Even higher elevations may no longer be enough to shield crops from consecutive days of triple-digit heat. Just ask Randy Kiyokawa, who has been farming apples, pears and other fruits for more than three decades at his family farm about 2,000 feet above sea level in Parkdale, Ore.
“The intensity of the heat and the number of days of 100 degrees-plus, I’ve never experienced that in my time of farming,” says Kiyokawa.
Although the U-pick season doesn’t start at Kiyokawa Family Orchards until the second week of July, the heat wave in late June scorched about 10% of this year’s harvest of honeycrisp apples, according to Kiyokawa, who was able to salvage the sunburned fruit by pressing it into cider for purchase.

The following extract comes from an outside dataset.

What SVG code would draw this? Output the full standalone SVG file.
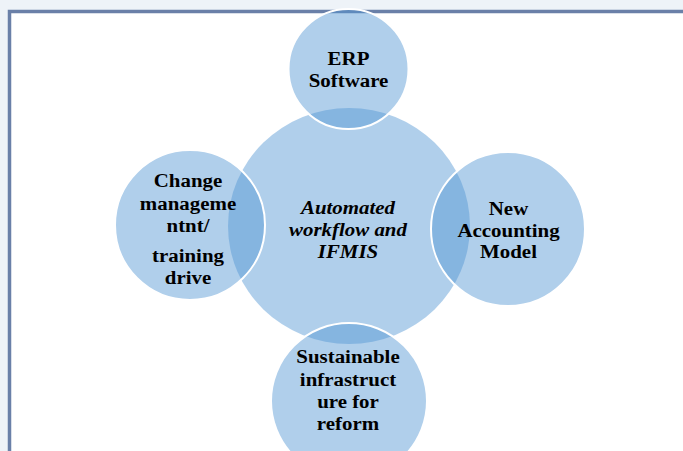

Kiyokawa thinks climate change has accelerated when his crops ripen for harvest.
“It seems like the harvest date has moved up five to seven days, if not more, in certain years,” he says.
Inventing ‘sunscreen’ for trees
It’s not possible to say when the next heat wave or extreme weather event will strike, decimating a harvest in its wake. Some remain optimistic about coming weather patterns. Others see a dire future.
“People are billing this as a once in a lifetime event. I don’t think that’s true. I think this will happen again and I think we need to be prepared for it,” says Thompson.
Thompson and her OSU colleagues are researching various cherry rootstocks for resilience, growing orientations and irrigation management strategies that could help minimize heat stress on plants.
She’s also studying how substances like fatty acids, calcium carbonate and kaolin clay could be applied as a kind of sunscreen, providing a layer of heat and sun protection on apple and pear trees.
But some farmers think the future of farming in the Gorge will rely less on new technologies and more on hard choices about what kinds of crops are grown, especially with more than 90% of the Pacific Northwest currently experiencing drought, according to the National Integrated Drought Information System.
“Our interest is in farming ever drier,” says McCormick. “We grow grapes because they are very tolerant of drought … so I’d go in that direction rather than planting more cherries.”
In the short term, U-pick farms and fruit stands will continue to play a vital role in Columbia River Basin agritourism. But the experience of picking your own fruit could very well shift for both growers and pickers alike in coming years.
“We need to think about how we grow our crops and what we are growing here and how that may change,” says Thompson. “And I’m concerned about us having just a couple of farms left who can afford to change their practices in the ways we might have to.”
Sheraz Sadiq is an award-winning journalist and producer based in Hood River, Oregon. He’s produced videos and reported on topics including climate change, self-driving cars, criminal justice and edible insects.